Supplied material
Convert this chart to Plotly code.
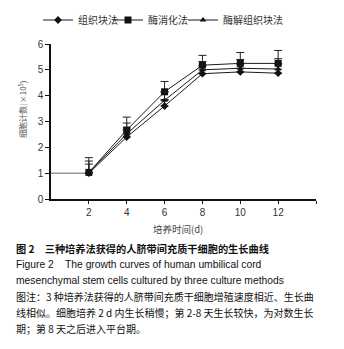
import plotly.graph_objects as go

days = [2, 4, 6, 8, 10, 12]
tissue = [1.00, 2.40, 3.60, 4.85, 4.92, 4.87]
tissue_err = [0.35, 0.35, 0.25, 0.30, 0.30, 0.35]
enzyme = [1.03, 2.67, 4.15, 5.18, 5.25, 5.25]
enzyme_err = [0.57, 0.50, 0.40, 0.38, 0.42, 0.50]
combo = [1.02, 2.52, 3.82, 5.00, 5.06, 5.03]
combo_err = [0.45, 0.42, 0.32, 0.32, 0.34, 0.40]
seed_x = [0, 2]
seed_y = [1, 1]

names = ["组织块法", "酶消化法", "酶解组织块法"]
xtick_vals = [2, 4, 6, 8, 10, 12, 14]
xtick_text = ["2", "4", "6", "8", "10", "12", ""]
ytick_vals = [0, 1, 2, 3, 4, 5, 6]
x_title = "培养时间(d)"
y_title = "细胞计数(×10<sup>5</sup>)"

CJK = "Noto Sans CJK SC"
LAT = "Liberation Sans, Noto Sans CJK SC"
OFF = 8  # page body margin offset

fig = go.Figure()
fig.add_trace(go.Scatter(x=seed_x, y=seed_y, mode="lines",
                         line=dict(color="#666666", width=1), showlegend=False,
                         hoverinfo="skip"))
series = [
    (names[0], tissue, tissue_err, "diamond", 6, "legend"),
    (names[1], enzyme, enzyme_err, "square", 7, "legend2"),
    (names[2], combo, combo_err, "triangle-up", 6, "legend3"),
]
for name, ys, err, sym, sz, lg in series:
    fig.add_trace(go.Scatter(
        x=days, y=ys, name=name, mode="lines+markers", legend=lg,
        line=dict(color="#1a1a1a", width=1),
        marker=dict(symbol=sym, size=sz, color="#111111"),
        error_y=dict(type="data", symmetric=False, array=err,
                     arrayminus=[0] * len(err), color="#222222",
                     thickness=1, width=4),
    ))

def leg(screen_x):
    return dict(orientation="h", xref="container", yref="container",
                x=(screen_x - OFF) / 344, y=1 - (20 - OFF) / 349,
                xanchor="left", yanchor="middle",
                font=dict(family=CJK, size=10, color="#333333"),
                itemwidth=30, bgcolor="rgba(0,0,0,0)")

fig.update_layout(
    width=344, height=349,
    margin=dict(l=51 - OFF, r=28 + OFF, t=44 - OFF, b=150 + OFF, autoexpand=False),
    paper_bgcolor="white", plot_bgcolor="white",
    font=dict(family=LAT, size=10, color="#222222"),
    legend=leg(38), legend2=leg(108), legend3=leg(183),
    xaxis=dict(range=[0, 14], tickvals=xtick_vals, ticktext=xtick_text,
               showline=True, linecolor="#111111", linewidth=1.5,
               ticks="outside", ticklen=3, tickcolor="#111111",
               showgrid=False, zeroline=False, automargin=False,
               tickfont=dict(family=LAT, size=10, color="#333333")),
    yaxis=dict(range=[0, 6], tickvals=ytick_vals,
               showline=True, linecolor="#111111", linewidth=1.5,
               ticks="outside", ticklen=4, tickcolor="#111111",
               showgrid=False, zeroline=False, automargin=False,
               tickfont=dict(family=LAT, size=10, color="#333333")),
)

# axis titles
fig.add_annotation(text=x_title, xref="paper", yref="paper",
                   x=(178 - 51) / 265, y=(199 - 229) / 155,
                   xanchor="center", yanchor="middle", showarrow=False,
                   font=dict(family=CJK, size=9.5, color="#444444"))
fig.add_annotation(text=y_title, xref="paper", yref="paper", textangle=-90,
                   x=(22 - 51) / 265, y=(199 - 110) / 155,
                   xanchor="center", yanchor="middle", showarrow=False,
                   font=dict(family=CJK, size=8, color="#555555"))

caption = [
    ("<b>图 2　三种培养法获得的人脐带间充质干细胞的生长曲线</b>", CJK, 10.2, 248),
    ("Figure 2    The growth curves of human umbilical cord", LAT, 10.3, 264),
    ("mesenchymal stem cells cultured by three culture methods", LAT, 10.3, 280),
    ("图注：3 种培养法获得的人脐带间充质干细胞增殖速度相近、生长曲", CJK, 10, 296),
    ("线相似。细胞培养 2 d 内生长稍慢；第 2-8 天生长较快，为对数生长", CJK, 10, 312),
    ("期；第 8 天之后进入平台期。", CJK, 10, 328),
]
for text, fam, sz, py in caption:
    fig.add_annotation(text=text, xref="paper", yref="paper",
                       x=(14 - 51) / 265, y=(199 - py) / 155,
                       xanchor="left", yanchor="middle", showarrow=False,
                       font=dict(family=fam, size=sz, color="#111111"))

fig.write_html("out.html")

Direction
Do not copy the pictures, but repeat every line exactly.

Exercise result
Convert this chart to Plotly code.
import plotly.graph_objects as go

days = [2, 4, 6, 8, 10, 12]
tissue = [1.00, 2.40, 3.60, 4.85, 4.92, 4.87]
tissue_err = [0.35, 0.35, 0.25, 0.30, 0.30, 0.35]
enzyme = [1.03, 2.67, 4.15, 5.18, 5.25, 5.25]
enzyme_err = [0.57, 0.50, 0.40, 0.38, 0.42, 0.50]
combo = [1.02, 2.52, 3.82, 5.00, 5.06, 5.03]
combo_err = [0.45, 0.42, 0.32, 0.32, 0.34, 0.40]
seed_x = [0, 2]
seed_y = [1, 1]

names = ["组织块法", "酶消化法", "酶解组织块法"]
xtick_vals = [2, 4, 6, 8, 10, 12, 14]
xtick_text = ["2", "4", "6", "8", "10", "12", ""]
ytick_vals = [0, 1, 2, 3, 4, 5, 6]
x_title = "培养时间(d)"
y_title = "细胞计数(×10<sup>5</sup>)"

CJK = "Noto Sans CJK SC"
LAT = "Liberation Sans, Noto Sans CJK SC"
OFF = 8  # page body margin offset

fig = go.Figure()
fig.add_trace(go.Scatter(x=seed_x, y=seed_y, mode="lines",
                         line=dict(color="#666666", width=1), showlegend=False,
                         hoverinfo="skip"))
series = [
    (names[0], tissue, tissue_err, "diamond", 6, "legend"),
    (names[1], enzyme, enzyme_err, "square", 7, "legend2"),
    (names[2], combo, combo_err, "triangle-up", 6, "legend3"),
]
for name, ys, err, sym, sz, lg in series:
    fig.add_trace(go.Scatter(
        x=days, y=ys, name=name, mode="lines+markers", legend=lg,
        line=dict(color="#1a1a1a", width=1),
        marker=dict(symbol=sym, size=sz, color="#111111"),
        error_y=dict(type="data", symmetric=False, array=err,
                     arrayminus=[0] * len(err), color="#222222",
                     thickness=1, width=4),
    ))

def leg(screen_x):
    return dict(orientation="h", xref="container", yref="container",
                x=(screen_x - OFF) / 344, y=1 - (20 - OFF) / 349,
                xanchor="left", yanchor="middle",
                font=dict(family=CJK, size=10, color="#333333"),
                itemwidth=30, bgcolor="rgba(0,0,0,0)")

fig.update_layout(
    width=344, height=349,
    margin=dict(l=51 - OFF, r=28 + OFF, t=44 - OFF, b=150 + OFF, autoexpand=False),
    paper_bgcolor="white", plot_bgcolor="white",
    font=dict(family=LAT, size=10, color="#222222"),
    legend=leg(38), legend2=leg(108), legend3=leg(183),
    xaxis=dict(range=[0, 14], tickvals=xtick_vals, ticktext=xtick_text,
               showline=True, linecolor="#111111", linewidth=1.5,
               ticks="outside", ticklen=3, tickcolor="#111111",
               showgrid=False, zeroline=False, automargin=False,
               tickfont=dict(family=LAT, size=10, color="#333333")),
    yaxis=dict(range=[0, 6], tickvals=ytick_vals,
               showline=True, linecolor="#111111", linewidth=1.5,
               ticks="outside", ticklen=4, tickcolor="#111111",
               showgrid=False, zeroline=False, automargin=False,
               tickfont=dict(family=LAT, size=10, color="#333333")),
)

# axis titles
fig.add_annotation(text=x_title, xref="paper", yref="paper",
                   x=(178 - 51) / 265, y=(199 - 229) / 155,
                   xanchor="center", yanchor="middle", showarrow=False,
                   font=dict(family=CJK, size=9.5, color="#444444"))
fig.add_annotation(text=y_title, xref="paper", yref="paper", textangle=-90,
                   x=(22 - 51) / 265, y=(199 - 110) / 155,
                   xanchor="center", yanchor="middle", showarrow=False,
                   font=dict(family=CJK, size=8, color="#555555"))

caption = [
    ("<b>图 2　三种培养法获得的人脐带间充质干细胞的生长曲线</b>", CJK, 10.2, 248),
    ("Figure 2    The growth curves of human umbilical cord", LAT, 10.3, 264),
    ("mesenchymal stem cells cultured by three culture methods", LAT, 10.3, 280),
    ("图注：3 种培养法获得的人脐带间充质干细胞增殖速度相近、生长曲", CJK, 10, 296),
    ("线相似。细胞培养 2 d 内生长稍慢；第 2-8 天生长较快，为对数生长", CJK, 10, 312),
    ("期；第 8 天之后进入平台期。", CJK, 10, 328),
]
for text, fam, sz, py in caption:
    fig.add_annotation(text=text, xref="paper", yref="paper",
                       x=(14 - 51) / 265, y=(199 - py) / 155,
                       xanchor="left", yanchor="middle", showarrow=False,
                       font=dict(family=fam, size=sz, color="#111111"))

fig.write_html("out.html")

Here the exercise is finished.